If you are thinking that these homes were amazing, well they were. In Rapid City there are three Lustron homes. Each has the original enameled steel roof. Our semi-arid climate is pretty much ideal for Lustron homes.
Sadly, by 1950 politics and finances collided. Lustron owed the government lots of money…and suddenly they wanted the money back. Homes could not be produced as fast as they needed to be, even though the factory could create a little over 20 homes a day—they needed to produce significantly more to avoid bankruptcy.
At one point, Lustron had over 20,000 people wanting to buy homes. With government pressure that some people believe was political and went all the way up to the White House, Lustron was forced to file bankruptcy. It was sold for pennies on the dollar.

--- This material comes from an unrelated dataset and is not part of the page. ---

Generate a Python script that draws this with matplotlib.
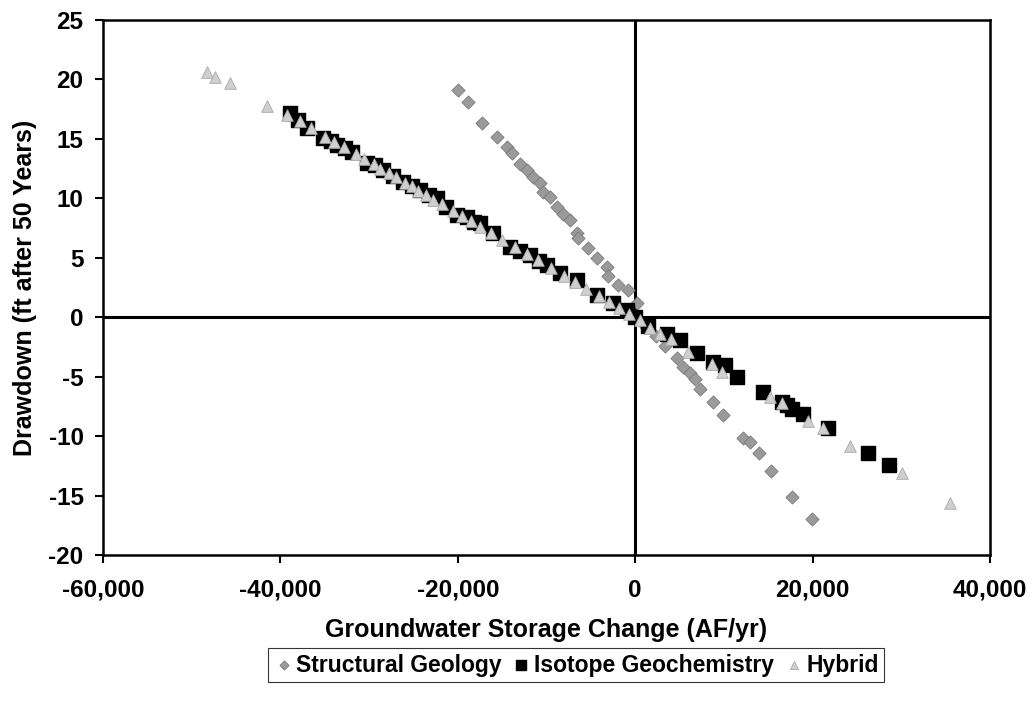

When an oil CEO was appointed to resume manufacturing at Lustron (after all staff had been let go), he looked at the miles of massive equipment and reportedly said something like, “So that’s where all the money went.”
At the time of its demise, Lustron had manufactured only 2,498 homes.
There are various estimates of how many Lustron homes exist today—ranging from 1,500 to 2,000. My home, a two-bedroom Lustron Newport, is one of only 24 Newports ever manufactured (there are less than 20 remaining). It is also the only one of its kind in South Dakota. As a result of its uniqueness and contribution to history, it is on the National Register for Historic Places as the Cassidy House.
There is a museum in Columbus, Ohio (the Ohio History Connection) that has an entire Lustron home inside it and is a wealth of knowledge about Lustron houses.
With today’s housing shortage, I often wonder if this type of innovation is what is needed to fix the housing shortage.